What can our movement do to nurture such values? One suggestion is to take a closer look at the way in which human rights praxis is organized. Many of our institutions continue to follow top-down, centralized decision-making, inadvertently permit the instrumentalization of work in the pursuit of organizational and career objectives, and deploy expertise in a way that eschews political-economic and ethical dilemmas.
Alternatives to such institutional straitjackets are emerging. For example, a movement calling for the democratization of work has gained significant support and started a long-overdue conversation about how to challenge democratic deficits in the place where people spend most of their waking hours. Interesting experiments in feminist and self-leading organizing have challenged the assumption that disrupting hierarchical structures inevitably results in anarchy and decision-making paralysis.

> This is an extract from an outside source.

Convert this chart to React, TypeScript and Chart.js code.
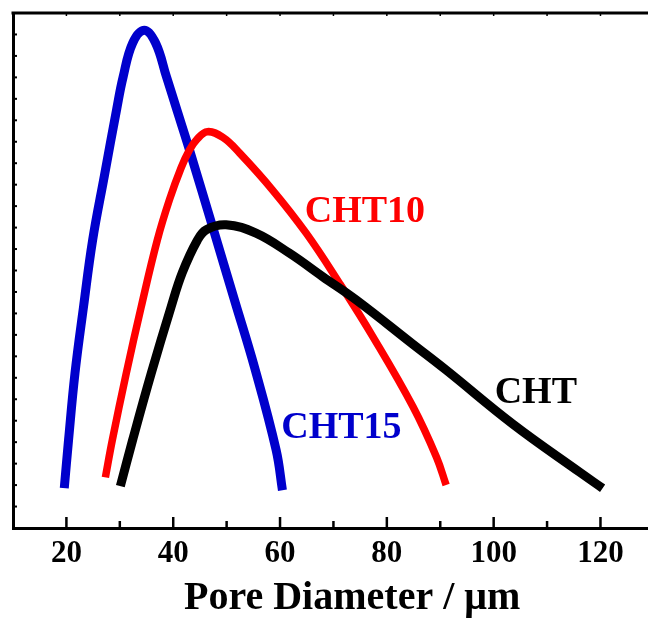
import React, { useEffect, useRef } from "react";
import { Chart, registerables } from "chart.js";

Chart.register(...registerables);

// ---- data ----
const CHT15_X = [19.6, 20.4, 21.6, 23.2, 24.9, 27.1, 29.4, 30.6, 32.4, 34.6, 36.7, 38.73, 40.79, 43.03, 47.43, 51.46, 55.21, 59.27, 60.45];
const CHT15_Y = [1.86, 4.1, 7.2, 10.3, 13.4, 16.4, 19.5, 21.0, 22.6, 23.2, 22.6, 21.03, 19.4, 17.63, 13.99, 10.63, 7.5, 3.63, 1.76];

const CHT10_X = [27.3, 28.6, 31.2, 34.0, 37.0, 39.3, 41.5, 43.0, 44.4, 46.4, 49.3, 52.4, 58.6, 64.9, 71.1, 77.4, 84.9, 89.3, 91.1];
const CHT10_Y = [2.36, 4.1, 7.2, 10.3, 13.4, 15.3, 16.8, 17.6, 18.1, 18.47, 18.2, 17.48, 15.75, 13.74, 11.42, 8.91, 5.65, 3.3, 2.0];

const CHT_X = [30.1, 32.4, 35.9, 39.6, 41.7, 44.5, 46.2, 49.9, 55.5, 61.8, 68.0, 74.25, 84.85, 91.1, 103.6, 116.1, 120.4];
const CHT_Y = [1.95, 4.1, 7.22, 10.3, 11.9, 13.4, 13.9, 14.13, 13.74, 12.8, 11.71, 10.63, 8.57, 7.36, 4.84, 2.6, 1.85];

const SERIES_NAMES = ["CHT", "CHT10", "CHT15"];
const SERIES_COLORS = ["#000000", "#FF0000", "#0000CC"];

const X_MIN = 10;
const X_MAX = 128.9;
const Y_MIN = 0;
const Y_MAX = 24;
const X_TICKS = [20, 40, 60, 80, 100, 120];
const X_MINOR_TICKS = [30, 50, 70, 90, 110];
const X_TOP_TICKS = [20, 30, 40, 50, 60, 70, 80, 90, 100, 110, 120];
const Y_MINOR_TICKS = [1, 2, 3, 4, 5, 6, 7, 8, 9, 10, 11, 12, 13, 14, 15, 16, 17, 18, 19, 20, 21, 22, 23];
const X_TITLE = "Pore Diameter / μm";
const X_TITLE_CENTER = 73.5; // data x under the title's centre

// label anchor positions (data coordinates)
const LABEL_POS = [
  { x: 107.9, y: 6.3 },
  { x: 75.9, y: 14.7 },
  { x: 71.5, y: 4.66 },
];

const FONT = "'Times New Roman', 'Liberation Serif', serif";

const toPoints = (xs: number[], ys: number[]) => xs.map((x, i) => ({ x, y: ys[i] }));

const decor = {
  id: "decor",
  afterDatasetsDraw(chart: any) {
    const { ctx, scales } = chart;
    const xs = scales.x;
    const ys = scales.y;
    ctx.save();
    ctx.font = `bold 38px ${FONT}`;
    ctx.textAlign = "center";
    ctx.textBaseline = "middle";
    SERIES_NAMES.forEach((name, i) => {
      ctx.fillStyle = SERIES_COLORS[i];
      ctx.fillText(name, xs.getPixelForValue(LABEL_POS[i].x), ys.getPixelForValue(LABEL_POS[i].y));
    });
    ctx.restore();
  },
  afterDraw(chart: any) {
    const { ctx, chartArea: a, scales } = chart;
    const xs = scales.x;
    const ys = scales.y;
    ctx.save();
    // axis title
    ctx.fillStyle = "#000";
    ctx.font = `bold 40px ${FONT}`;
    ctx.textAlign = "center";
    ctx.textBaseline = "alphabetic";
    ctx.fillText(X_TITLE, xs.getPixelForValue(X_TITLE_CENTER), a.bottom + 80.5);

    ctx.strokeStyle = "#000";
    ctx.lineCap = "butt";
    // top border
    ctx.lineWidth = 3;
    ctx.beginPath();
    ctx.moveTo(a.left - 1.5, a.top);
    ctx.lineTo(a.right, a.top);
    ctx.stroke();
    // bottom major ticks
    ctx.lineWidth = 2.5;
    X_TICKS.forEach((v) => {
      const px = xs.getPixelForValue(v);
      ctx.beginPath();
      ctx.moveTo(px, a.bottom);
      ctx.lineTo(px, a.bottom - 11);
      ctx.stroke();
    });
    X_MINOR_TICKS.forEach((v) => {
      const px = xs.getPixelForValue(v);
      ctx.beginPath();
      ctx.moveTo(px, a.bottom);
      ctx.lineTo(px, a.bottom - 7);
      ctx.stroke();
    });
    // top small ticks
    ctx.lineWidth = 1.5;
    X_TOP_TICKS.forEach((v) => {
      const px = xs.getPixelForValue(v);
      ctx.beginPath();
      ctx.moveTo(px, a.top);
      ctx.lineTo(px, a.top + 3);
      ctx.stroke();
    });
    // left small ticks
    ctx.lineWidth = 2;
    Y_MINOR_TICKS.forEach((v) => {
      const py = ys.getPixelForValue(v);
      ctx.beginPath();
      ctx.moveTo(a.left, py);
      ctx.lineTo(a.left + 4, py);
      ctx.stroke();
    });
    ctx.restore();
  },
};

export default function App() {
  const ref = useRef<HTMLCanvasElement | null>(null);

  useEffect(() => {
    document.body.style.margin = "0";
    const canvas = ref.current;
    if (!canvas) return;
    const series = [
      { xs: CHT_X, ys: CHT_Y, w: 9 },
      { xs: CHT10_X, ys: CHT10_Y, w: 7.5 },
      { xs: CHT15_X, ys: CHT15_Y, w: 9 },
    ];
    const chart = new Chart(canvas, {
      type: "line",
      data: {
        datasets: series.map((s, i) => ({
          label: SERIES_NAMES[i],
          data: toPoints(s.xs, s.ys),
          borderColor: SERIES_COLORS[i],
          backgroundColor: SERIES_COLORS[i],
          borderWidth: s.w,
          pointRadius: 0,
          fill: false,
          tension: 0.4,
          borderCapStyle: "butt",
          borderJoinStyle: "round",
        })),
      },
      options: {
        animation: false,
        responsive: false,
        events: [],
        layout: { padding: { left: 13, top: 13, right: 0, bottom: 0 } },
        plugins: {
          legend: { display: false },
          tooltip: { enabled: false },
        },
        scales: {
          x: {
            type: "linear",
            min: X_MIN,
            max: X_MAX,
            grid: { display: false, drawTicks: false },
            border: { display: true, width: 3, color: "#000" },
            ticks: {
              color: "#000",
              padding: 7,
              autoSkip: false,
              maxRotation: 0,
              font: { family: FONT, size: 31, weight: "bold" },
              callback: (v: any) => String(v),
            },
            afterBuildTicks: (s: any) => {
              s.ticks = X_TICKS.map((v) => ({ value: v }));
            },
            afterFit: (s: any) => {
              s.height = 90;
            },
            title: { display: false },
          },
          y: {
            type: "linear",
            min: Y_MIN,
            max: Y_MAX,
            grid: { display: false, drawTicks: false },
            border: { display: true, width: 3, color: "#000" },
            ticks: { display: false },
            afterFit: (s: any) => {
              s.width = 0;
            },
          },
        },
      },
      plugins: [decor],
    } as any);
    return () => chart.destroy();
  }, []);

  return (
    <div style={{ width: 648, height: 618, background: "#fff" }}>
      <canvas ref={ref} width={648} height={618} style={{ display: "block" }} />
    </div>
  );
}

Against the backdrop of such re-orientations, it is high time that more human rights institutions experimented with decision-making and coordination systems that radically distribute power, autonomy, and imagination to their workers and the geographically dispersed constituencies they claim to represent. Shouldn’t our movement be the site for egalitarian and democratic experiments in the realm of work? Shouldn’t our institutions seek to nourish the human spirit in its complexity, contradictions, and wholeness?
Truth be told, such experiments are likely to be disorienting, especially for organizations constrained by donor expectations. But as in motherhood, disorientation should not be dreaded, but rather welcomed as an enabler of vulnerability and creativity. And if the upshot of such experiments is a richer emancipatory vocabulary and a more appropriate compass by which to navigate during a critical juncture for our civilization, they might well be worth it.